Sunday, August 22, 2010

What the World Wants & Creative Muscle Building


Do you remember the movie What Women Want?  The one where Mel Gibson falls in the bathtub, electrocutes himself, and suddenly has the power to hear what women are thinking as they walk by? I remember being really struck by the possibility of someone hearing your thoughts (hey, I was 19).  Another caveat: this was back when I, and most others, assumed Mel Gibson had a soul.

Regardless of the silly plot-line (it's actually a pretty awful movie when I reflect on it now), in some ways it resembles the world we live in today, and how people are increasingly expressing their thoughts in a public forum, definitely in a way that was never previously possible.  Is it now: What the world wants?  Are we hearing human idea tinkerings that were previously silent? I think this is pretty cool, in fact. I'm discovering there a lot of people out there who have some pretty rad ideas, thought processes, and in general, this makes me conclude we are as a society working out our creative muscles.

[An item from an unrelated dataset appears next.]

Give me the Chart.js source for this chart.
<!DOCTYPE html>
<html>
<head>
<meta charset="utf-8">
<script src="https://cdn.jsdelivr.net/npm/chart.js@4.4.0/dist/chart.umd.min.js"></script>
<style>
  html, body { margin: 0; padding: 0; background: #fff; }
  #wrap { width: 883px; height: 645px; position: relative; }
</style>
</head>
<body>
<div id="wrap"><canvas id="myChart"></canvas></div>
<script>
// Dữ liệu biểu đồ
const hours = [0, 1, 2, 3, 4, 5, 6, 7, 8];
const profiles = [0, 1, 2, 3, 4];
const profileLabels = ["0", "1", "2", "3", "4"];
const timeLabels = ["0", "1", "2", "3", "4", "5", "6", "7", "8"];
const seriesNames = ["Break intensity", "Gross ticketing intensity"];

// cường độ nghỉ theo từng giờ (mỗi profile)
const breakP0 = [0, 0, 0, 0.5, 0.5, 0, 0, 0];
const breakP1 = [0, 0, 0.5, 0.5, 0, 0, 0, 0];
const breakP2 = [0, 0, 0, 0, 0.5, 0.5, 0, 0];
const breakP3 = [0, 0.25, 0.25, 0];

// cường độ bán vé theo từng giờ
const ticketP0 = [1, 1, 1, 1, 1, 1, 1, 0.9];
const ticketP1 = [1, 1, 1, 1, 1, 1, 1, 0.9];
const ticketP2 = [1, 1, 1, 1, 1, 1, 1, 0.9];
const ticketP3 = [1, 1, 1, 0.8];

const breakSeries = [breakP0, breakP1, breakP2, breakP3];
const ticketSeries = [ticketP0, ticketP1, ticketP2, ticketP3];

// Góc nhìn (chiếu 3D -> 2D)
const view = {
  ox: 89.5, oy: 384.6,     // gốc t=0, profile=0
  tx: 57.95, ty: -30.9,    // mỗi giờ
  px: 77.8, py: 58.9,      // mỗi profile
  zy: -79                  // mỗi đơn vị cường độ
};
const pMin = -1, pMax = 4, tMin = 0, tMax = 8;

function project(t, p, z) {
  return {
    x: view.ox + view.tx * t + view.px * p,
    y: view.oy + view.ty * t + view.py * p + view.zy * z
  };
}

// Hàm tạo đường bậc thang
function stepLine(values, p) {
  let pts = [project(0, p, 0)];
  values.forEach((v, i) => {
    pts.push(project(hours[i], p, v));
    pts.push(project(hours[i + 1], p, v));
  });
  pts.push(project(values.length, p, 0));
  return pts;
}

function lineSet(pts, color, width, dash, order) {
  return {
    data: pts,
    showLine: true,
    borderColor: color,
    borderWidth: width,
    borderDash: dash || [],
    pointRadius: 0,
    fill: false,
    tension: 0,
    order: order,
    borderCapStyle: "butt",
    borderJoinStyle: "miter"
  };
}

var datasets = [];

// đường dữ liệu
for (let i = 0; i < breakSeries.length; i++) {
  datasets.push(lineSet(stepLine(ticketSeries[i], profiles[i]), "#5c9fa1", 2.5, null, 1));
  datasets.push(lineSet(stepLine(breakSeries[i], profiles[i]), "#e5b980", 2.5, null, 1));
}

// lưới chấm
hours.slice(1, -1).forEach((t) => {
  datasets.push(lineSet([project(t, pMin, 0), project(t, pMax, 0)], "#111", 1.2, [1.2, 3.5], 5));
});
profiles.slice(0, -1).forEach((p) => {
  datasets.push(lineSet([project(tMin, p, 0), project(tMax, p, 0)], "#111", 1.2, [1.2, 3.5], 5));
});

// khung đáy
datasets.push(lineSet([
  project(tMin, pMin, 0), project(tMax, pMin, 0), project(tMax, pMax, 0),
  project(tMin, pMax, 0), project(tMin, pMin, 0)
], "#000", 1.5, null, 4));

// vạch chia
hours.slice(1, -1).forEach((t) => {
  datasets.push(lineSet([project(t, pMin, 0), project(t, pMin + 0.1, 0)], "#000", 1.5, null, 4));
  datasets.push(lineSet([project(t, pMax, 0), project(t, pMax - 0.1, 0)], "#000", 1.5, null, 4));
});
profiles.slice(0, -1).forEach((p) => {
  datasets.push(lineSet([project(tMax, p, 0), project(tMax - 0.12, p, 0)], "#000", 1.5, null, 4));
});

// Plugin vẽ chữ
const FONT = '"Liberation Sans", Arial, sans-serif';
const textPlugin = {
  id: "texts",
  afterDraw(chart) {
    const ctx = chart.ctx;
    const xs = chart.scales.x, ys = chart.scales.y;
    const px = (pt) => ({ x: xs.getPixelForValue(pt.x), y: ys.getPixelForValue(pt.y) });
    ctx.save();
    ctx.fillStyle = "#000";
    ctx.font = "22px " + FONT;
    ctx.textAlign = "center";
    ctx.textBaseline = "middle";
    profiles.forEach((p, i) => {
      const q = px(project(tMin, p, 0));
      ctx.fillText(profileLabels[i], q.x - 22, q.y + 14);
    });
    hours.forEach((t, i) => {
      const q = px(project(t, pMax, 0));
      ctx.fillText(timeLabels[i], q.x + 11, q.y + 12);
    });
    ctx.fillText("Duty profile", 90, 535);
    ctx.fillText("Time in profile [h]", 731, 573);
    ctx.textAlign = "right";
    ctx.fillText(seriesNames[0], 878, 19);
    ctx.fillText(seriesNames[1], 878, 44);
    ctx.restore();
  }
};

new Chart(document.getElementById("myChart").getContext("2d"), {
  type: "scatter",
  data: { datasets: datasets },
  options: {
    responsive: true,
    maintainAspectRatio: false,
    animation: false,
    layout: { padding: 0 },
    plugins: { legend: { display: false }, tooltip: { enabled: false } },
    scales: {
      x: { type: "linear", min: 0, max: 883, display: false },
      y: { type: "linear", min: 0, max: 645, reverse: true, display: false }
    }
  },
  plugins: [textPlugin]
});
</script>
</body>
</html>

Consider this.  Ten years ago, when the average person got home from work in the evening and wanted to relax, the delivery of choice for many was the TV. Why? Because this was the only thing we were offered.  So, you'd sit there and consume, consume, consume.  Now with social media, people ar realizing rather than sitting in front of a uni-directional media box, they can participate.  And since we're social creatures, this is turning out to be way more of a turn on than our former option. Blogs, tweets, Facebook interactions, wikis, and basically online communities of any kind - this is much more our style.

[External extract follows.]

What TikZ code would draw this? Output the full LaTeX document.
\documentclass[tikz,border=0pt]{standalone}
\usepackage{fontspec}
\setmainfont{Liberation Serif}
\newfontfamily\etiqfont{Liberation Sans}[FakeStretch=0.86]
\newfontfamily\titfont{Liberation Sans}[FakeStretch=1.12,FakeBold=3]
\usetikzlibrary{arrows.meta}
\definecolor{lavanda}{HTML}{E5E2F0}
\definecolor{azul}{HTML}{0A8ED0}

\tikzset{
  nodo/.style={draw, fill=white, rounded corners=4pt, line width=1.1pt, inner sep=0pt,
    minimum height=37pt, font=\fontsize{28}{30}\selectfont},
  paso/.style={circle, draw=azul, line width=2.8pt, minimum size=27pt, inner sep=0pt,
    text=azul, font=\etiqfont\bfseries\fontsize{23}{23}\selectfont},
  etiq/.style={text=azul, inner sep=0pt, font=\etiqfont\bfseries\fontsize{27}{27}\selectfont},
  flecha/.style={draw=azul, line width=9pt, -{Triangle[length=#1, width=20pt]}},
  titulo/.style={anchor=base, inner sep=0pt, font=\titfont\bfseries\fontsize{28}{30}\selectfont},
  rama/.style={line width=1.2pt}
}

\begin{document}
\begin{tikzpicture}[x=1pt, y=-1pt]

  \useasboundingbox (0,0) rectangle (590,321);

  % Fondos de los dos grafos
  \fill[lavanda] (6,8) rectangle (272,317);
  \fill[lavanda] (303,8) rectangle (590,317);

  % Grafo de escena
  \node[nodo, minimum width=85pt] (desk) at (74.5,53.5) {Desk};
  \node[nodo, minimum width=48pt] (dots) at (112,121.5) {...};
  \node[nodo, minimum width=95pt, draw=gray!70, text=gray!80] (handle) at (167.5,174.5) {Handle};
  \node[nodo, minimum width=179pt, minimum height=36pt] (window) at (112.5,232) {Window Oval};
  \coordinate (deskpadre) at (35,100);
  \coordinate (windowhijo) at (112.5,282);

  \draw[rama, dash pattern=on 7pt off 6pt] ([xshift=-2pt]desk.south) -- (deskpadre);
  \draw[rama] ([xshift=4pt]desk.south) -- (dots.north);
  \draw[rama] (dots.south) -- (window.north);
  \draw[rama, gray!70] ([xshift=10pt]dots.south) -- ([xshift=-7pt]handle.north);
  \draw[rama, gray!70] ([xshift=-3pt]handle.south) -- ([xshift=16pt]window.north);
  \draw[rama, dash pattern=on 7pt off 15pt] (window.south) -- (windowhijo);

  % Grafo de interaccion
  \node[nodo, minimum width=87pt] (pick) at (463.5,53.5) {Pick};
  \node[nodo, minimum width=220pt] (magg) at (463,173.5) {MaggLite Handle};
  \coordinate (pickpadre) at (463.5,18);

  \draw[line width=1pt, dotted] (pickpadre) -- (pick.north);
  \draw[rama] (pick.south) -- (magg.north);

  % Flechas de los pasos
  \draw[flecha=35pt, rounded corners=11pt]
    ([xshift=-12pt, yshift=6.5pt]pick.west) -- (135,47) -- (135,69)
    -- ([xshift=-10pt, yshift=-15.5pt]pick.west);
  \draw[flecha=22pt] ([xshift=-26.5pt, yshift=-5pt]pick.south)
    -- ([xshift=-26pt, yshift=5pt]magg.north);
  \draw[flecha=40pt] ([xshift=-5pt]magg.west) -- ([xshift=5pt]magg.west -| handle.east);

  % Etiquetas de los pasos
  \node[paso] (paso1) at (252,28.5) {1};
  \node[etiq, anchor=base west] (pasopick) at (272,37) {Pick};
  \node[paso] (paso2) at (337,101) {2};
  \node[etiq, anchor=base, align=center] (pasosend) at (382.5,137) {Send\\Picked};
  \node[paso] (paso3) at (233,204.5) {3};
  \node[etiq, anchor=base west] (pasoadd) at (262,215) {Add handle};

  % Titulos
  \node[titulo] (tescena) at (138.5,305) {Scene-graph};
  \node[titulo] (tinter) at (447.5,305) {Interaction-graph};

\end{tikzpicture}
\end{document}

So back to the creative muscle concept.  Like all other muscles, I believe creativity is a muscle you work out.  Yes, sometimes divine intervention plants an idea in our head regardless of what excercising we were previously doing (perhaps akin to someone never running in their life and then running a sub 3-hour marathon), but for many, the more ideas we participate in, learn from others, the more we become more creative ourselves.  Good thing we have sites like the99percent to help us move our creative ideas into actionable results and tangible fruits of labor.